The NY futures market continued its powerful rally this week, as March gained another 405 points to close at 76.97 cents, while December advanced a more moderate 64 points to close at 73.34 cents.
The market is now firmly back in the grip of the bulls after the spot month has rallied more than 1000 points in a matter of just eight sessions. While cotton fundamentals have been friendly for quite some time, the technical picture has now aligned itself in that direction as well. Momentum is bullish, short- and long-term moving averages are all pointing higher and daily, weekly and monthly charts are displaying strong reversal patterns after the recent sell-off. When looking at a candlestick chart, which illustrates the balance of power between buyers and sellers, we notice eight consecutive white candles, indicating that the market has closed higher than it opened for the last eight sessions. In other words, the buyers have a strong upper hand at the moment and that is not likely to change anytime soon.
Last week we tried to explain the current 'imbalance' that exists between buyers and sellers. Although there are of course always an equal number of longs and shorts open at any given moment, the timing of when these positions become active, either by liquidating, increasing or rolling out, becomes an important part of the analysis.
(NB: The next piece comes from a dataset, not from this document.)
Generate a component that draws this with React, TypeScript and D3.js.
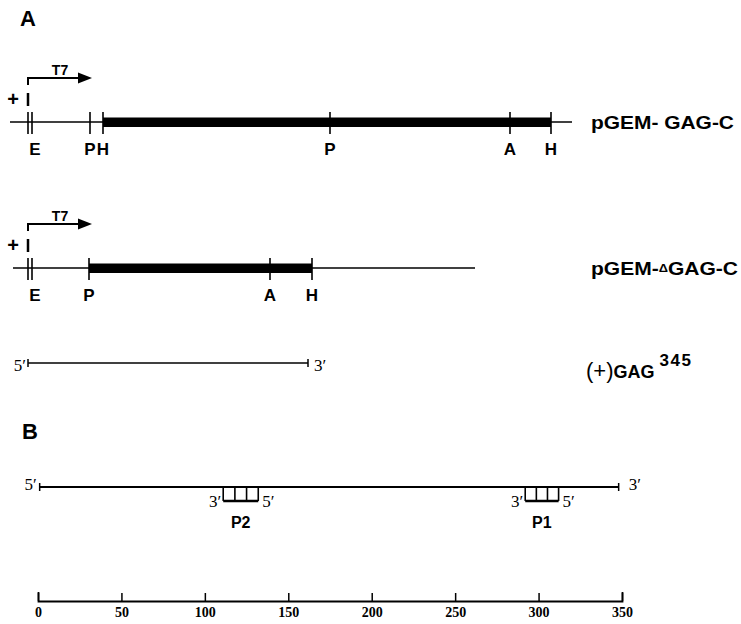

To quickly recap the situation we are in right now, we basically have a big block of index fund net longs opposing a large block of trade net shorts, with relatively little spec participation outside of that.
Index funds have strict rules as to how and when existing positions will be rolled forward. In general the May position will be rolled into July at the end of March/early April and the July position will be rolled into December at the end of May/early June. In between these rolling periods the index fund net long position remains relatively inactive.
Therefore, if trade shorts decided to go square, they would either have to wait until one of these rolling periods provides enough liquidity or else they need to find someone to take the other side. Another problem is that there are not many potential new shorts out there at the moment, since the trade will be a strong net buyer of futures itself until the middle of June (July expiration) and speculators are more interested in joining this bullish trend than betting against it. In short, we have a lot more traders interested in buying the market than vice versa, be it to close out basis-long positions that are being sold to mills, be it to offset mill fixations against which futures have previously been shorted or be it to establish new spec long positions.
What we have right now is a very tight fundamental situation in current crop, which will have no remedy until October/November, when the next Northern Hemisphere crop will bring relief. However, in terms of the futures market, all of the action regarding current crop will be condensed into the next four months, because by the middle of June all of the futures, options and unfixed on-call positions related to March, May and July will have to be dealt with.